Il existe très peu de données probantes dans la littérature sur les meilleures pratiques d’intervention en situation de crise en santé mentale dans les collèges et les universités. D’autant plus que les services de crise ont effectué un virage en ligne avec la pandémie, des circonstances inédites sur lesquelles les recherches ne font que commencer à paraître. Si on fait abstraction de la pandémie, les recherches existantes se penchent surtout sur la prévention, les équipes d’intervention comportementale et les partenariats avec les établissements et organismes hors campus. Plus précisément, l’importance d’une communication et d’une collaboration de près avec les différentes parties prenantes, tant sur le campus que hors campus, constitue un thème récurrent; une telle approche collaborative permet effectivement d’offrir un plus grand éventail de ressources à la population étudiante et d’apprendre des points de vue de chacune afin d’améliorer les programmes et la prestation de services (Drum, Brownson, Denmark & Smith, 2009).

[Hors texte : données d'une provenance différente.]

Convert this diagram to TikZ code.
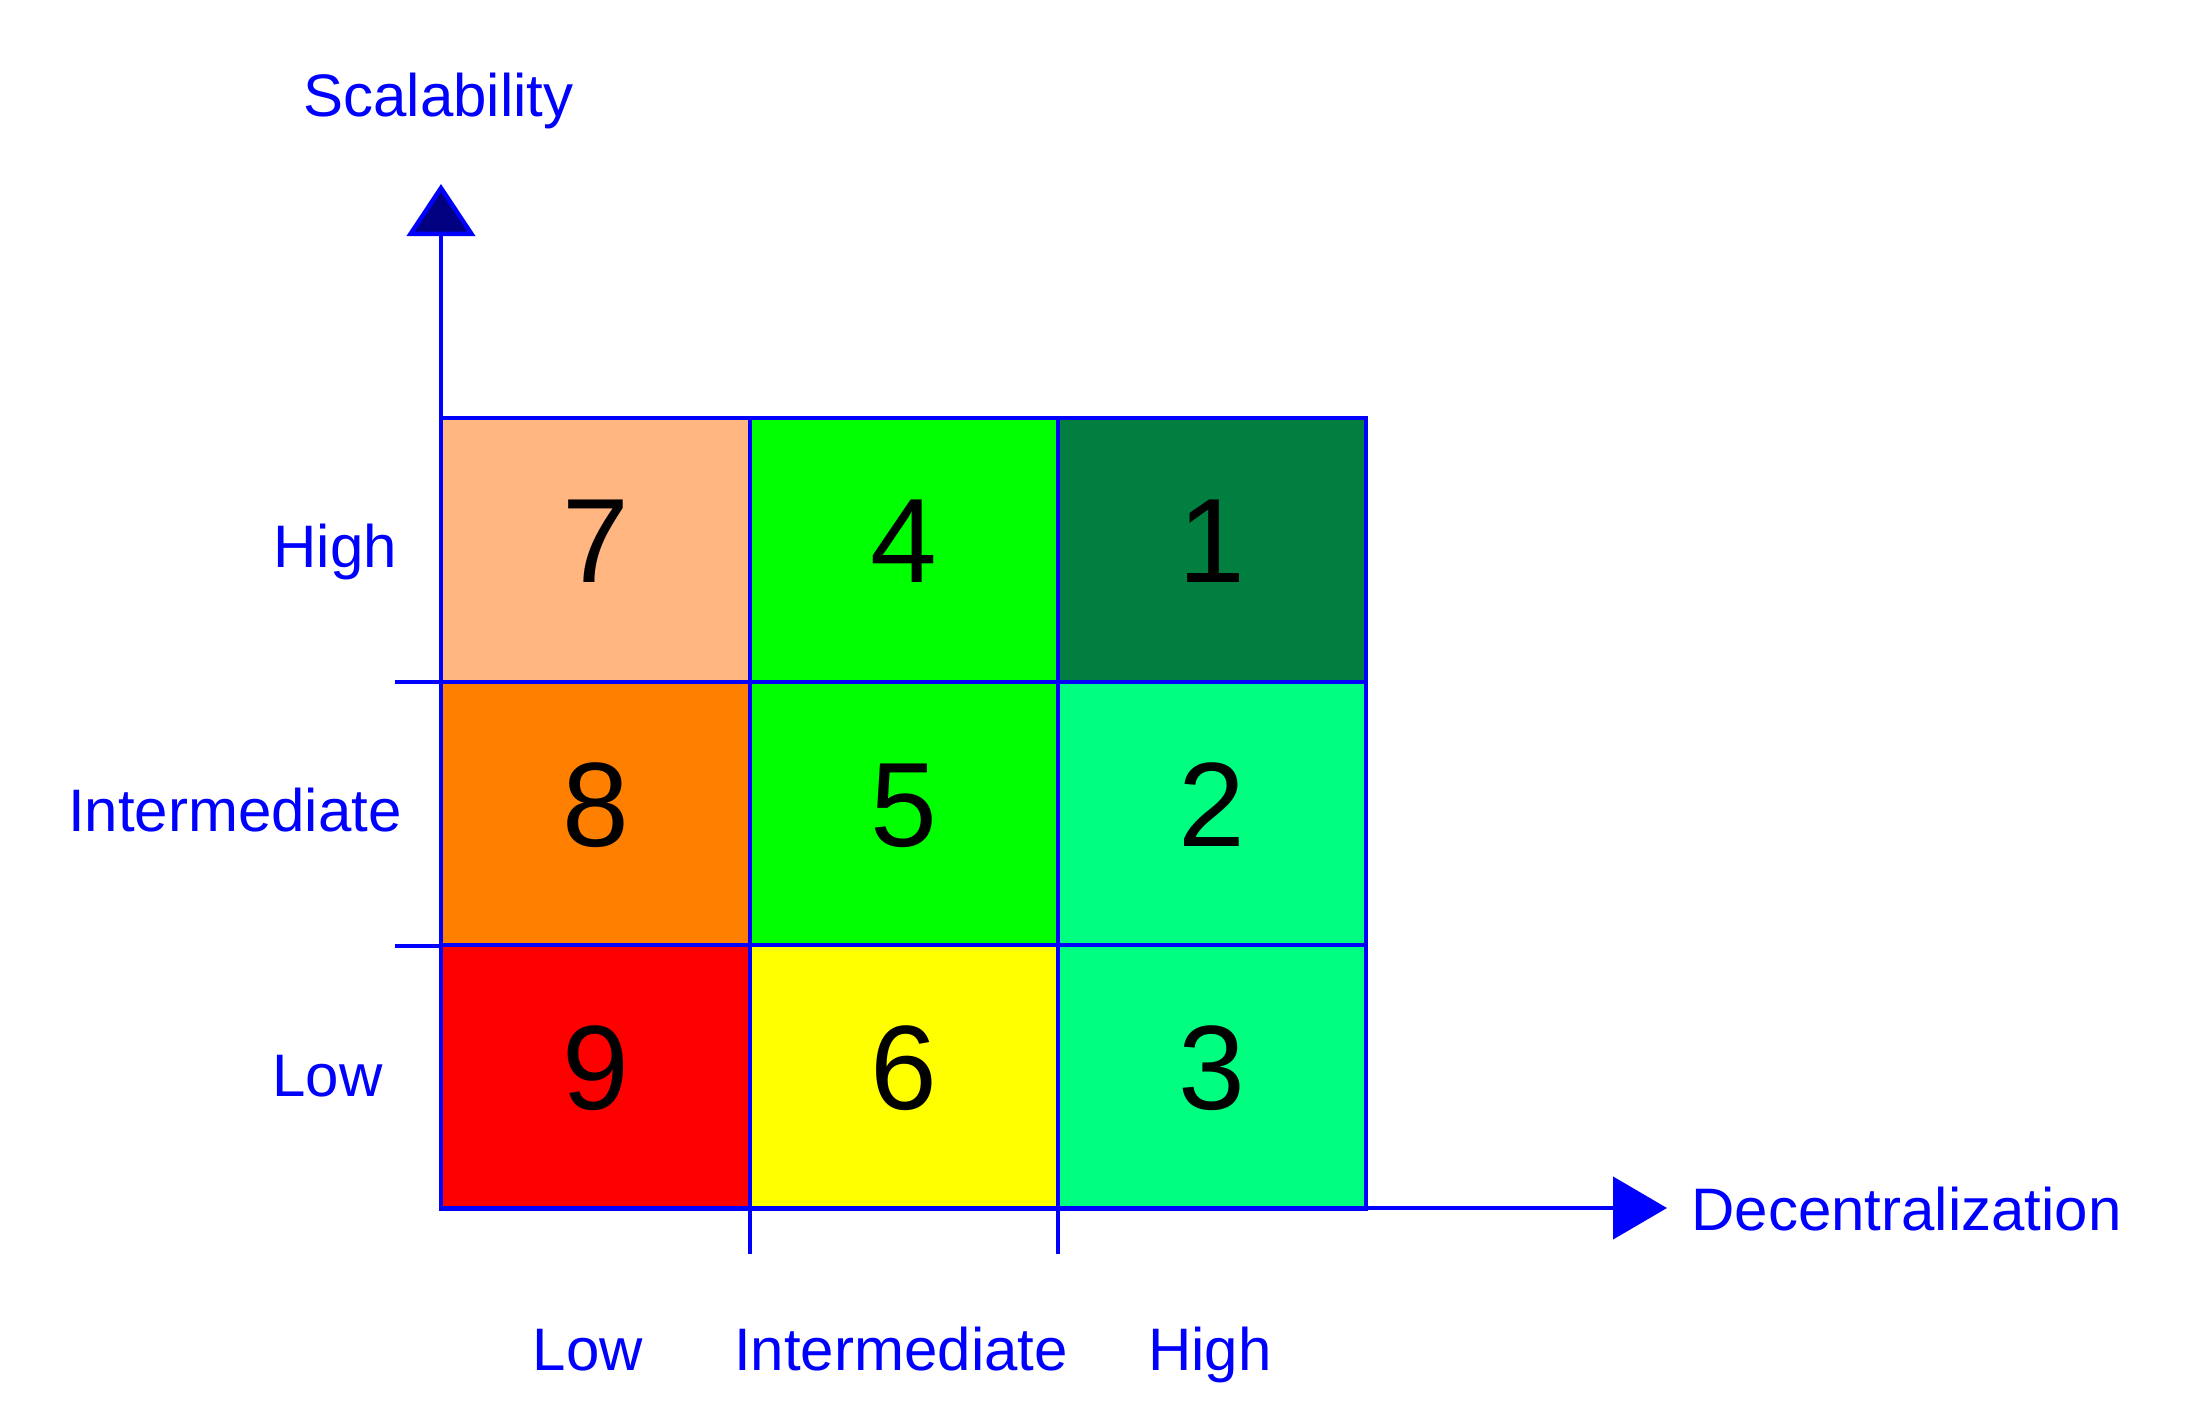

On ne trouve nulle part de recherche sur l’efficacité des mesures d’intervention de crise présentement en place, y compris les soins en ligne qui sont prévalents. Étant donné l’ampleur de la problématique, on observe un manque de suivi et d’évaluation de ces mesures. On ne peut que souligner le besoin d’une meilleure évaluation des protocoles existants ainsi que d’une approche globale de l’intervention de crise en santé mentale.

The JED FoundationEn 2006, pour pallier l’absence de consensus parmi les établissements d’enseignement postsecondaire sur les éléments d’une bonne gestion de crise en santé mentale, la Jed Foundation a publié le Cadre de travail pour élaborer des protocoles institutionnels à l’intention des étudiants et des étudiantes en grande détresse ou suicidaires (Framework for Developing Institutional Protocols for the Acutely Distressed or Suicidal College Student) (The Jed Foundation, 2006). Selon ce document, voici les éléments importants à déterminer lors de l’élaboration d’un protocole de sécurité :

  • Le rôle des différents employés de l’établissement d’enseignement, et qui devra assumer la responsabilité ultime de l’intervention de crise;
  • À quel moment les étudiants doivent signer un formulaire de consentement au partage d’information et quand impliquer dans le dossier le médecin de l’étudiant (hors campus), s’il en a un;
  • Comment offrir de l’aide aux étudiants en crise en dehors des heures ouvrables;
  • Comment déterminer si l’hospitalisation est la meilleure option;
  • S’il y a une entente avec les hôpitaux locaux;
  • Quel est le processus de transport des étudiants vers l’hôpital.

Ce cadre de travail met l’accent sur la collaboration avec les différentes parties prenantes sur le campus et hors campus. Même s’il a été publié il y a plus d’une décennie, il s’agit d’une bonne illustration de la conception selon laquelle la santé mentale de la population étudiante est un enjeu touchant à la fois les établissements d’enseignement et les ressources hors campus. Cela s’aligne bien avec le changement d’approche qu’on observe actuellement : on cherche désormais à mobiliser tout le personnel des établissements d’enseignement et à améliorer la littéracie en santé mentale de tous les acteurs des campus ainsi que leur connaissance des ressources. De plus, ce cadre de travail propose des mesures de prévention du suicide visant à relier les personnes qui demandent de l’aide aux ressources offertes; cela étant dit, il reste souvent de longs délais d’attente qui contribuent au grand nombre de crises en santé mentale. Les services de counselling étaient déjà dépassés par le phénomène avant la pandémie, et celle-ci a fait exploser la demande. Il est également important de reconnaître les effets exacerbés des traumatismes par ricochet vécus par le personnel des ressources d’aide dans le contexte de la pandémie. Le Cadre de travail souligne les enjeux dont tenir compte lors de la rédaction d’un protocole par rapport au suicide, mais ne propose pas de démarche concrète pour l’implanter. Cela est représentatif de l’état actuel de la recherche et des interventions : il n’existe pas de meilleures pratiques établies pour favoriser la santé mentale sur les campus selon une approche globale.